I recall the switch from Mozilla to Firefox as being a huge improvement not just in loading time, but the user interface felt much less sluggish overall and keyboard navigation was better. To me it felt like they had ditched 80% of the code base to make a lean, mean browsing machine. Both browsers were around for a couple of years so Firefox seemed more like a fork than a rebrand.

[-] arc@lemm.ee 4 points 1 year ago

The way Mozilla worked and Firefox still works is there is a cross platform front-end implemented in XUL which is XHTML, CSS and Javascript. The engine underneath is the same (Gecko) but the frontend app over the top is what the user sees and controls buttons, menus, functionality.

Firefox was basically a fork of Mozilla stripped of the not-browser stuff and a cleaned up UI. It proved popular as a prototype so it grew into its own thing and Mozilla suite was abandoned. There is still a Seamonkey project that keeps Mozilla suite alive but it's outside of the Mozilla foundation.

The reason it's faster is that Mozilla was an entire suite expressed as a lot of XUL so it impacted loading times. XUL also had this neat trick that you could overlay XUL over the top of other XUL so the mail app was injecting buttons, menus and whatnot into the browser and vice versa. This was cached but it still had to be loaded. In addition and probably just as impactful, was that Mozilla shipped as dynamic libraries (DLLs) and a relatively small EXE, so it took time to start. In Firefox, the number of DLLs was reduced with static linking so it was more efficient to load.
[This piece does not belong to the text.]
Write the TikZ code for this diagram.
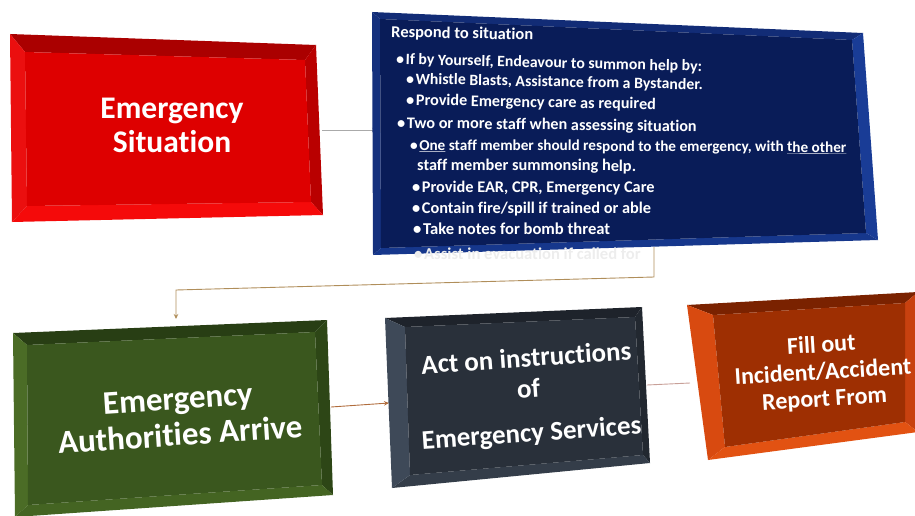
\documentclass[tikz,border=0pt]{standalone}
\usepackage{fontspec}
\setmainfont{Carlito}[Ligatures=NoCommon]
\usetikzlibrary{arrows.meta}

% bevel colours of the five tiles
\definecolor{redface}{RGB}{222,0,0}
\definecolor{redtop}{RGB}{170,0,0}
\definecolor{redright}{RGB}{185,0,0}
\definecolor{redbottom}{RGB}{245,10,10}
\definecolor{redleft}{RGB}{235,15,15}
\definecolor{blueface}{RGB}{9,28,88}
\definecolor{bluetop}{RGB}{18,44,118}
\definecolor{blueright}{RGB}{25,60,150}
\definecolor{bluebottom}{RGB}{22,55,140}
\definecolor{blueleft}{RGB}{20,48,125}
\definecolor{greenface}{RGB}{58,87,30}
\definecolor{greentop}{RGB}{40,62,20}
\definecolor{greenright}{RGB}{45,70,22}
\definecolor{greenbottom}{RGB}{68,100,34}
\definecolor{greenleft}{RGB}{75,108,38}
\definecolor{slateface}{RGB}{41,48,58}
\definecolor{slatetop}{RGB}{30,35,43}
\definecolor{slateright}{RGB}{34,40,48}
\definecolor{slatebottom}{RGB}{52,61,73}
\definecolor{slateleft}{RGB}{62,73,88}
\definecolor{rustface}{RGB}{158,47,2}
\definecolor{rusttop}{RGB}{122,34,0}
\definecolor{rustright}{RGB}{200,65,15}
\definecolor{rustbottom}{RGB}{226,82,18}
\definecolor{rustleft}{RGB}{216,74,16}
\definecolor{greyline}{RGB}{170,170,170}
\definecolor{tanline}{RGB}{176,142,90}
\definecolor{brownline}{RGB}{176,108,60}
\definecolor{pinkline}{RGB}{200,160,152}

% a tile: four bevel faces and a front face, from corners <name>o1..o4 and <name>i1..i4
\newcommand{\bevelbox}[6]{%
  \fill[#3] (#1o1) -- (#1o2) -- (#1i2) -- (#1i1) -- cycle;
  \fill[#4] (#1o2) -- (#1o3) -- (#1i3) -- (#1i2) -- cycle;
  \fill[#5] (#1o3) -- (#1o4) -- (#1i4) -- (#1i3) -- cycle;
  \fill[#6] (#1o4) -- (#1o1) -- (#1i1) -- (#1i4) -- cycle;
  \fill[#2] (#1i1) -- (#1i2) -- (#1i3) -- (#1i4) -- cycle;
}

\tikzset{
  tiletext/.style={text=white, align=center, font=\bfseries, inner sep=0pt},
  listline/.style={text=white, anchor=base west, inner sep=0pt},
  fs/.style={font=\bfseries\fontsize{#1}{#1}\selectfont},
  link/.style={line width=0.9pt},
  tip/.style={-{Stealth[length=5pt,width=4.5pt]}}
}
\newcommand{\bul}{\makebox[0.6em][l]{•}}

\begin{document}
\begin{tikzpicture}[x=1pt,y=-1pt]
\useasboundingbox (0,0) rectangle (915,516);

% ---- corners of the tiles ----
\coordinate (redo1) at (10,34);   \coordinate (redo2) at (316,45);
\coordinate (redo3) at (323,215); \coordinate (redo4) at (12,222);
\coordinate (redi1) at (25,52);   \coordinate (redi2) at (305,60);
\coordinate (redi3) at (311,202); \coordinate (redi4) at (27,206);

\coordinate (bluo1) at (372,12);  \coordinate (bluo2) at (863,33);
\coordinate (bluo3) at (878,240); \coordinate (bluo4) at (373,255);
\coordinate (blui1) at (380,19);  \coordinate (blui2) at (852,40);
\coordinate (blui3) at (866,233); \coordinate (blui4) at (381,248);

\coordinate (greo1) at (13,333);  \coordinate (greo2) at (327,320);
\coordinate (greo3) at (333,495); \coordinate (greo4) at (15,517);
\coordinate (grei1) at (27,345);  \coordinate (grei2) at (315,332);
\coordinate (grei3) at (322,485); \coordinate (grei4) at (28,505);

\coordinate (slao1) at (385,318); \coordinate (slao2) at (642,307);
\coordinate (slao3) at (650,463); \coordinate (slao4) at (392,488);
\coordinate (slai1) at (405,327); \coordinate (slai2) at (635,317);
\coordinate (slai3) at (643,455); \coordinate (slai4) at (410,475);

\coordinate (ruso1) at (687,305); \coordinate (ruso2) at (918,292);
\coordinate (ruso3) at (918,432); \coordinate (ruso4) at (708,460);
\coordinate (rusi1) at (713,315); \coordinate (rusi2) at (905,303);
\coordinate (rusi3) at (905,422); \coordinate (rusi4) at (725,447);

% ---- connector ends ----
\coordinate (redR)   at (322,130);
\coordinate (bluL)   at (377,130);
\coordinate (bluB)   at (654,247);
\coordinate (bend1)  at (654,277);
\coordinate (bend2)  at (176,290);
\coordinate (greT)   at (176,319);
\coordinate (greR)   at (331,407);
\coordinate (slaL)   at (389,403);
\coordinate (slaR)   at (647,385);
\coordinate (rusL)   at (690,383);

% ---- connectors ----
\draw[link, greyline, tip] (redR) -- (bluL);
\draw[link, tanline, tip] (bluB) -- (bend1) -- (bend2) -- (greT);
\draw[link, brownline, tip] (greR) -- (slaL);
\draw[link, pinkline] (slaR) -- (rusL);

% ---- tiles ----
\bevelbox{red}{redface}{redtop}{redright}{redbottom}{redleft}
\bevelbox{blu}{blueface}{bluetop}{blueright}{bluebottom}{blueleft}
\bevelbox{gre}{greenface}{greentop}{greenright}{greenbottom}{greenleft}
\bevelbox{sla}{slateface}{slatetop}{slateright}{slatebottom}{slateleft}
\bevelbox{rus}{rustface}{rusttop}{rustright}{rustbottom}{rustleft}

% ---- tile texts ----
\node[tiletext, font=\bfseries\fontsize{31.5}{34}\selectfont] (emerg) at (172,125)
  {Emergency\\Situation};
\node[tiletext, rotate=3.8, font=\bfseries\fontsize{33}{36}\selectfont] (arrive) at (179,417)
  {Emergency\\Authorities Arrive};
\node[tiletext, rotate=4, font=\bfseries\fontsize{27}{31}\selectfont] (act) at (529,397)
  {Act on instructions\\of\\[13pt]Emergency Services};
\node[tiletext, rotate=3.5, font=\bfseries\fontsize{24}{27}\selectfont] (report) at (823,373)
  {Fill out\\Incident/Accident\\Report From};

% ---- response list ----
\node[listline, fs=16.5, rotate=-1.2] (resp) at (391,37) {Respond to situation};
\node[listline, fs=15.8, rotate=-1.4] (ln1) at (396,64) {\bul If by Yourself, Endeavour to summon help by:};
\node[listline, fs=15.8, rotate=-1.1] (ln2) at (406,84) {\bul Whistle Blasts, Assistance from a Bystander.};
\node[listline, fs=16.2, rotate=-1.0] (ln3) at (406,105) {\bul Provide Emergency care as required};
\node[listline, fs=16.2, rotate=-0.7] (ln4) at (397,128) {\bul Two or more staff when assessing situation};
\node[listline, fs=15.2, rotate=-0.3] (ln5) at (410,150) {\bul \underline{One} staff member should respond to the emergency, with \underline{the other}};
\node[listline, fs=16.3, rotate=-0.3] (ln6) at (417,170) {staff member summonsing help.};
\node[listline, fs=16.3, rotate=-0.2] (ln7) at (412,192) {\bul Provide EAR, CPR, Emergency Care};
\node[listline, fs=16.3, rotate=-0.1] (ln8) at (412,213) {\bul Contain fire/spill if trained or able};
\node[listline, fs=16.6] (ln9) at (413,234) {\bul Take notes for bomb threat};
\node[listline, fs=16.6, text=black!7] (ln10) at (414,259) {\bul Assist in evacuation if called for};
\end{tikzpicture}
\end{document}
[-] Desistance@lemmy.world 3 points 1 year ago

If I remember correctly, XUL/XBL is dead. They removed that code a while back after they transitioned to WebExtensions. The current frontend is HTML, CSS and JavaScript.

[-] arc@lemm.ee 1 points 1 year ago* (last edited 1 year ago)

There are still bits of XUL around but I believe the preference is to use HTML elements wherever possible and they've been stripping XUL elements out.